I was admitted to hospital with a severe migraine and vomiting which started early morning. Mum and sister was extremely worried so decided to call an ambulance as I couldn't even keep water down. Until now I had managed my PV fairly well, although regular venesections had left me anaemic and hydroxy no longer worked for me. I have been a part of the Majic Trial for about 4 weeks. The guys in the ambulance had never heard of my condition and decided not to treat me.

Fast forward - four/five hours later (went into hospital at about 2.00pm) and I still had not been seen by a doctor. My sister was getting frustrated with having to repeat herself all the time about my condition and to make things even worse, I started to experience chest pains. We could see that A&E at Whipps was extremely busy so my sister decided that it was necessary to become a little more 'assertive' and this seemed to work! I was immediately treated for the chest pains, dehydration, migraine and a high temperature.

The next day I was told that I had a heart attack, possibly caused by mayocarditis. I am waiting for some further tests. The experience has left me shaken, shocked and frustrated with the number of times my sister and I had to explain the details of PV. Some of the consultants/nurses at Whipps Cross had never heard of it!!

On Tuesday 7th April I managed to buy the Daily Mail which contained an excellent copy of an article written by Dr Phil Hammond entitled "Survival Guide all NHS Patients Must Read". I don't believe in coincidences and I share this with you all because I think that it is of vital importance to us. Here's the link for those of you who are interested in this.

Hope the link works as I'm not too good at this!

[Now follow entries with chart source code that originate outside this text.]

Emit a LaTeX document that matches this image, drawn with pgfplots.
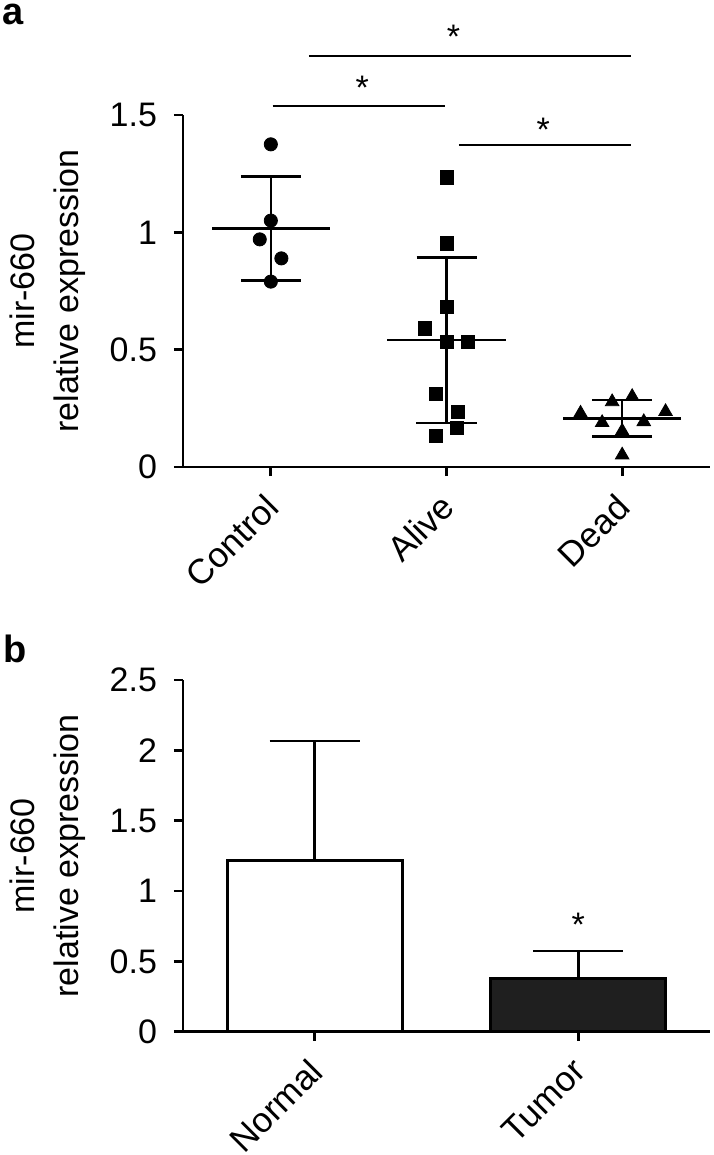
\documentclass[border=0pt]{standalone}
\usepackage{fontspec}
\setmainfont{Liberation Sans}
\usepackage{pgfplots}
\pgfplotsset{compat=1.18}

\pgfplotsset{
  panel/.style={
    scale only axis, width=263.5pt,
    axis x line*=bottom, axis y line*=left,
    axis line style={line width=1.35pt},
    tick style={line width=1.35pt, black},
    tick align=outside, major tick length=4.5pt,
    /pgf/number format/assume math mode=true,
    yticklabel style={font=\fontsize{17}{20}\selectfont, xshift=-5pt},
    xticklabel style={font=\fontsize{17.5}{20}\selectfont, xshift=-4pt, yshift=-3pt,
      rotate=45, anchor=north east},
    every axis y label/.style={at={(axis description cs:-0.257,0.5)}, rotate=90,
      anchor=center, align=center, font=\fontsize{17}{22}\selectfont},
    clip=false,
  },
}
\tikzset{sigstar/.style={font=\fontsize{17}{20}\selectfont, anchor=base, yshift=-8pt}}

\begin{document}
\begin{tikzpicture}
\path[use as bounding box] (-91.5pt,-344pt) rectangle (265pt,233.5pt);

% panel a: scatter with mean +- SD
\begin{axis}[panel, at={(0,0)}, anchor=south west, height=176pt,
  xmin=-0.5, xmax=2.5, ymin=0, ymax=1.5,
  xtick={0,1,2}, xticklabels={Control,Alive,Dead},
  ytick={0,0.5,1,1.5},
  ylabel={mir-660\\relative expression}]
\addplot[only marks, mark=*, mark size=3.3pt, black] coordinates {
  (0,1.375) (0,1.05) (-0.063,0.97) (0.06,0.889) (0,0.79)};
\addplot[only marks, mark=square*, mark size=3.3pt, black] coordinates {
  (1,1.234) (1,0.953) (1,0.683) (0.876,0.591) (1,0.534) (1.124,0.534)
  (0.94,0.31) (1.067,0.236) (1.06,0.165) (0.94,0.132)};
\addplot[only marks, mark=triangle*, mark size=3.9pt, black] coordinates {
  (1.943,0.278) (2.057,0.30) (1.763,0.229) (2.247,0.236)
  (1.886,0.189) (2.123,0.193) (2,0.153) (2,0.051)};
\addplot[only marks, mark=-, mark size=29.5pt, black,
  mark options={line width=1.3pt},
  error bars/.cd, y dir=both, y explicit,
  error bar style={line width=1.3pt, black},
  error mark options={rotate=90, line width=1.3pt, mark size=15pt, black}]
  coordinates {(0,1.017) +- (0,0.222) (1,0.541) +- (0,0.353) (2,0.207) +- (0,0.078)};
% significance brackets
\draw[line width=1.2pt] (axis cs:0.217,1.751) -- (axis cs:2.05,1.751);
\draw[line width=1.2pt] (axis cs:0.01,1.539) -- (axis cs:0.99,1.539);
\draw[line width=1.2pt] (axis cs:1.07,1.372) -- (axis cs:2.05,1.372);
\node[sigstar] at (axis cs:1.04,1.853) {*};
\node[sigstar] at (axis cs:0.52,1.636) {*};
\node[sigstar] at (axis cs:1.55,1.457) {*};
\end{axis}
\node[anchor=base west, inner sep=0pt, font=\fontsize{19}{22}\selectfont\bfseries] at (-90.5pt,221pt) {a};

% panel b: bars
\begin{axis}[panel, at={(0,-282.35pt)}, anchor=south west, height=175.85pt,
  xmin=-0.5, xmax=1.5, ymin=0, ymax=2.5,
  xtick={0,1}, xticklabels={Normal,Tumor},
  ytick={0,0.5,1,1.5,2,2.5},
  ylabel={mir-660\\relative expression},
  ybar, bar width=87.5pt]
\addplot[bar shift=0pt, fill=white, draw=black, line width=1.4pt,
  error bars/.cd, y dir=plus, y explicit,
  error bar style={line width=1.4pt, black},
  error mark options={rotate=90, line width=1.4pt, mark size=22.5pt, black}]
  coordinates {(0,1.215) +- (0,0.851)};
\addplot[bar shift=0pt, fill=black!88, draw=black, line width=1.4pt,
  error bars/.cd, y dir=plus, y explicit,
  error bar style={line width=1.4pt, black},
  error mark options={rotate=90, line width=1.4pt, mark size=22.5pt, black}]
  coordinates {(1,0.379) +- (0,0.194)};
\node[sigstar] at (axis cs:1,0.79) {*};
\end{axis}
\node[anchor=base west, inner sep=0pt, font=\fontsize{19}{22}\selectfont\bfseries] at (-90pt,-97.5pt) {b};
\end{tikzpicture}
\end{document}
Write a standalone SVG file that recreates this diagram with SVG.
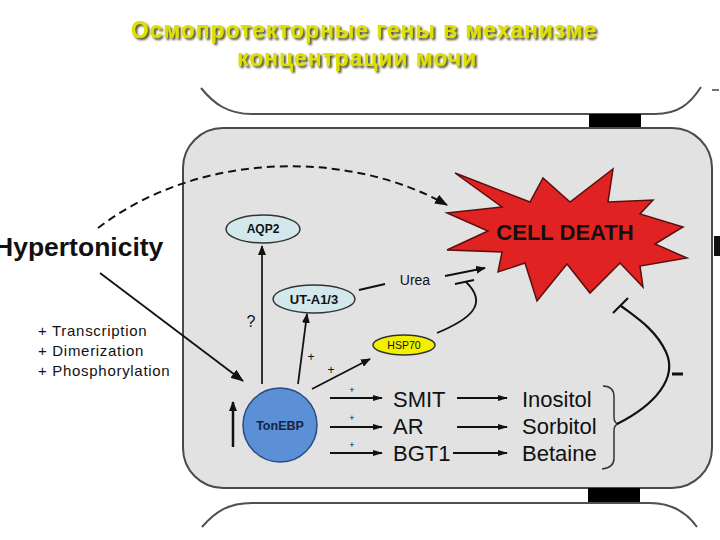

Nowadays I try to stay as positive as I can. I'm still on the Rux which we feel was not responsible for this episode and I'm recovering fairly well. When I was first diagnosed I think that I was in denial and refused to let this condition beat me. Now I'm not sure how I feel. I thank the consultants and nurses for the quality of care given to me at Guys Hospital and I am totally confident that they do the very best they can for me. Let me know what your views are on the article.

6 Replies

  • Hi Chelsea you poor thing. You have had a really bad time, I hope things will improve very soon for you. I think the article is quite scary as we do trust the medics to do their best for us. I have been lucky so far as any medics I have come into contact with seem to understand PV. Mind you for all my bone and decompression ops I have gone private as I secured private insurance before I was diagnosed withPV and now that's my treat to myself each month, my premium! I do notice a difference with my gp, haem and clinic nurse who are more open as they know I am a member of this forum and keep myself knowledgeable about my condition.

    But you take care, loads of hugs sent in this reply.xxxxxx Aime

  • Hi Aime and the hugs are gratefully received! The heart condition has left me with some numbness in my hands too and typing has become a little more difficult but I can still do things and I consider myself very lucky. All the very best to you Aime and regards xx

  • Hi,

    Sorry to hear about your problems, hope you are doing better now.

    I do agree to an extent about medical professionals not understanding the condition. When i was admitted after my varices were found i was sent for more scans, and lots of puzzlement because I had an enlarged spleen.

    When i was booked in for me second CT scan, i asked 'why are you doing it, what are you looking for?', the response was 'we are trying to find out why your spleen is enlarged'. Its been recommended twice by heptoligists to remove my spleen, thankfully my haematoligist has stepped in each time and stopped it.

    I said, its because i have an MPN, but got nothing whatsoever in the way of a response.

    And the nurse that woke me at 1.00am to do a blood pressure test after my liver biopsy, and said 'do you have an alcohol problem?' to which i replied quite short i admit, 'why?', she said 'just trying to understand why you have varices', if you want to know read my notes dont got annoying and upsetting me even more that i was after a traumatic procedure.


    I agree be armed with information and make sure those who who are close to us are too!


  • Hi Paul and many thanks for taking the time to reply. At least I know now that I am not alone with this experience. Wishing you well too Paul!

  • Hi --I am glad you had your sister with you and your mother stepped in and called an ambulance and that you are out an home. What a scary experience. I think after reading your story I am going to carry a print off saying what I have as well as the MPN card.

    Do hospitals have access to any online patient info in the UK? Here in Canada we haven't got that far.

    I just wanted to say hi, glad you have such a feisty family who step in and take care of yourself.

  • Hi jeanr, and many thanks for your reply. Yes it was a very tough experience and its interesting to see how some of us are quite symptomatic while others arnt. Here in the UK we do not have a main database where all hospitals can have access to patient information. I understand that we tried to do this but it was aborted because of the expense.

    Sending you back well wishes and regards.